Batter Up! The Bottom of the 7th
An Eternal Moment — Never Forget
One of my favorite moments on a baseball (softball) diamond came on a night a lot like this night. It was in the gloaming of a mid-summer evening, right at that moment when the sun has descended beyond the horizon, but the sky and all of the surrounding landscape are still lit up with a rare and special golden glow that only lasts for that moment — a moment that will stay with you forever if you can be in that moment.
That night I was, and it has — stayed with me. If all my years of playing ball were in preparation for that single moment, it was well worth it all. I was playing down at the hot corner, third base, a position I loved to play because it required you to always be in the moment. You never knew when a rocket shot of a line drive might come screaming your way, so you were always ready for that. I was playing on a team I truly loved to play on. They were a bunch of guys, all religious as they were from a certain conservative church — and I am not conservative — not a denomination of my preference, but they all shared my love and devotion to the game of baseball/softball, and playing with them was a sheer joy for me.

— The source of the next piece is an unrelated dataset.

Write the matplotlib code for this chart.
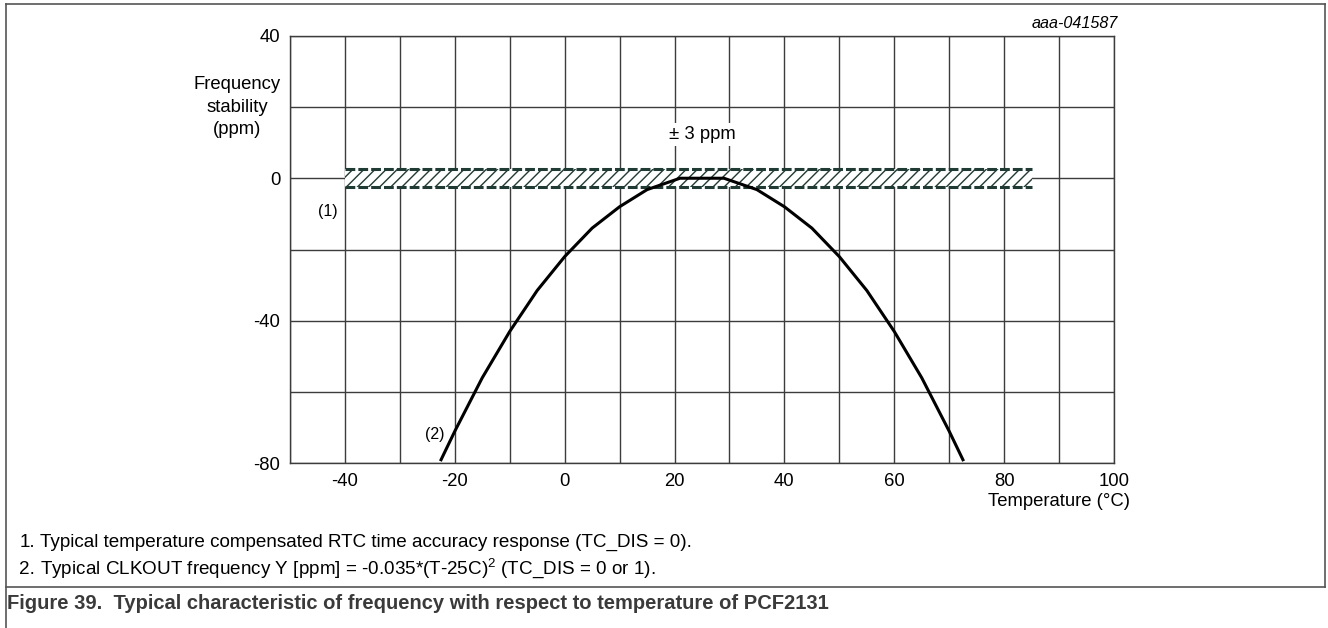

I was kind of a ringer on their team. A couple of the players had played on one of my teams, the Diamond Flames, and they were in need of a good bat as they were heading into the playoffs one season. One of their big guns had gotten injured mid-season, and wouldn’t make it back in time for the postseason. I was honored that they asked me.
I had to have played at least 4 regular season games with them in order to be on their roster for the playoffs, and so I was recruited to play just in time to meet that requirement. I was a little doubtful at first, maybe even worried that they’d waste their time trying to proselytize to me about their religion, but there was none of that. On the field and in the dugout, we all shared a religious love of the game. I never played with a bunch of guys where that love was so palpable, so readily displayed, and where the whole team was as supportive of one another as those guys were. The following couple of years, I was asked to come back to play for the whole season, and I always looked forward to the beginning of that season with them. I really loved playing with those guys.

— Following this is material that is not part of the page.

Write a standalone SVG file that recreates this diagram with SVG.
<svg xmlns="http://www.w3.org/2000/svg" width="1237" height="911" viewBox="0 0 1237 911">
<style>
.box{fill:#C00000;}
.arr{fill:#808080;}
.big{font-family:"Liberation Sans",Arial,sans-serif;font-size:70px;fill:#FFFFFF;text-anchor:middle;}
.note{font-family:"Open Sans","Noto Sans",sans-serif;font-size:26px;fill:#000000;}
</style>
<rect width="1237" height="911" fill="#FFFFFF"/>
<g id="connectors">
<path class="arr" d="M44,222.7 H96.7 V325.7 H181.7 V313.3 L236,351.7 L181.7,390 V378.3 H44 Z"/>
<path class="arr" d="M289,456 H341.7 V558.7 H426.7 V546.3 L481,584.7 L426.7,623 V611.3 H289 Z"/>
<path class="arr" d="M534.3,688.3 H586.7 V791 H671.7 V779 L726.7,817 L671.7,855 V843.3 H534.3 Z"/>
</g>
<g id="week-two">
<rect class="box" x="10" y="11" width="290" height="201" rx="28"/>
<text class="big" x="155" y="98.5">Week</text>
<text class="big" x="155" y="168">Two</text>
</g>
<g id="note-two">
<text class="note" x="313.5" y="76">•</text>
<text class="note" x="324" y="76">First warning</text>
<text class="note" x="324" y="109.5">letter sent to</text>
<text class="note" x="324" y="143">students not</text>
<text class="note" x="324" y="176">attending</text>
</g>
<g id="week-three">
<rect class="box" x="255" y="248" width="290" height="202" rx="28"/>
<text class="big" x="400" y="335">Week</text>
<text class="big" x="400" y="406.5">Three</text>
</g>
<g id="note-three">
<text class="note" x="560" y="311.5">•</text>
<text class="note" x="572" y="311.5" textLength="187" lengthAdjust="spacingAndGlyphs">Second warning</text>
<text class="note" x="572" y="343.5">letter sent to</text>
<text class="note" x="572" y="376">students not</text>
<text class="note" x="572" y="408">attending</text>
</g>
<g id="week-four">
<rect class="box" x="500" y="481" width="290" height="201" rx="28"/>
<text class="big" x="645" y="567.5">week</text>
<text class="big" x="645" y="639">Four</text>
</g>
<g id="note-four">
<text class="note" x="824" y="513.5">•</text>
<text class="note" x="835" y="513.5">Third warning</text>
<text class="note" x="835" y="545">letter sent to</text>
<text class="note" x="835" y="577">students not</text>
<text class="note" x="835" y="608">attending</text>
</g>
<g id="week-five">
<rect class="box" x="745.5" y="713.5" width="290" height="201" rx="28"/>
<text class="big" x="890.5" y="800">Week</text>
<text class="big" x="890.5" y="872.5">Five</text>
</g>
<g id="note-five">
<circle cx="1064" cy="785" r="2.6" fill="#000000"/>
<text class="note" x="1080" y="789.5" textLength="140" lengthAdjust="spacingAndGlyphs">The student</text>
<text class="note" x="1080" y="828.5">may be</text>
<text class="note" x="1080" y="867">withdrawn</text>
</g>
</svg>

So, this moment came in my last season playing, with them or with anyone else, for that matter. I didn’t know it would be, but a serious health condition was right around the corner that would force me out of the game I loved before I had planned to hang up my spikes.
I was truly at the height of my game then, but of all the teams I played with (I played on about 4 different teams at that point), there was none where I played better ball, or with better results. With those guys, I just seemed to be able to be completely dialed in as I manned the hot corner, and my bat was smoking hot with them, routinely hitting scorching line drives into the gaps, playing with a level of confidence I didn’t have with any other team.
So, in this moment, in the gloaming, down there at 3rd base awaiting the next pitch, the next chance to make a great play on a hot hit my way, I looked around at the whole setting, the whole scene, and just for that moment, it took my breath away. I was in utter awe, of it all. It was just so freaking beautiful, and I was so grateful to be right there, in that moment. I damn near cried, I was filled with such incredible joy.
Then, in the very next moment, the pitcher delivered a pitch to the plate, and before the batter even swung his bat at that ball, my feet instinctively carried me towards the foul line, and as the batter sent a scorching line drive foul ten feet to my right, in one motion I was already diving with my glove outstretched, and that ball found its way into my outstretched glove for the out, as I finished my dive and landed on that infield dirt with a hard thud, a ball in my glove, a smile on my face, and thrilled to the sounds of a team that loved what I had just done. As I lay there, I thought, “But I didn’t do it — this moment was a total gift.”
While I had many such moments on a softball diamond, that moment is the one that will probably stay with me the longest. It was only about a month and a half later that I had to tell those guys the sad news about my brain tumor, and that I probably wouldn’t be back for the rest of that season. I was experiencing extreme bouts of vertigo that the tumor had set off, and had to dial back my level of physical activity. Later that year, in the fall season, those guys got me back out there for one final double-header, so I got to wrap up my 11 year playing career playing with a bunch of guys that I really loved playing ball with. My game had already grown a little rusty by then, and was unable to play with the same sheer sense of abandon I was accustomed to playing with them. But, it was a fitting way to end a remarkable 11 year run of doing what I loved to do best.
I left the game with no regrets. I left it all out there on the field, and was left with moments like that described here to carry with me for the rest of my life. Not a bad deal, not bad at all. I am so grateful to have had those experiences. And that brings us to the 7th inning stretch — won’t you join me in singing a funny little song that gets sung at every major league ball park in the 7th inning — “Take me out to the ballgame, take me out to the crowd, Buy me some peanuts and Cracker Jacks, I don’t care if I never come back, for it’s root, root, root for the home team, if they don’t win it’s a shame, for it’s One — Two — Three strikes you’re out at the old ballgame.”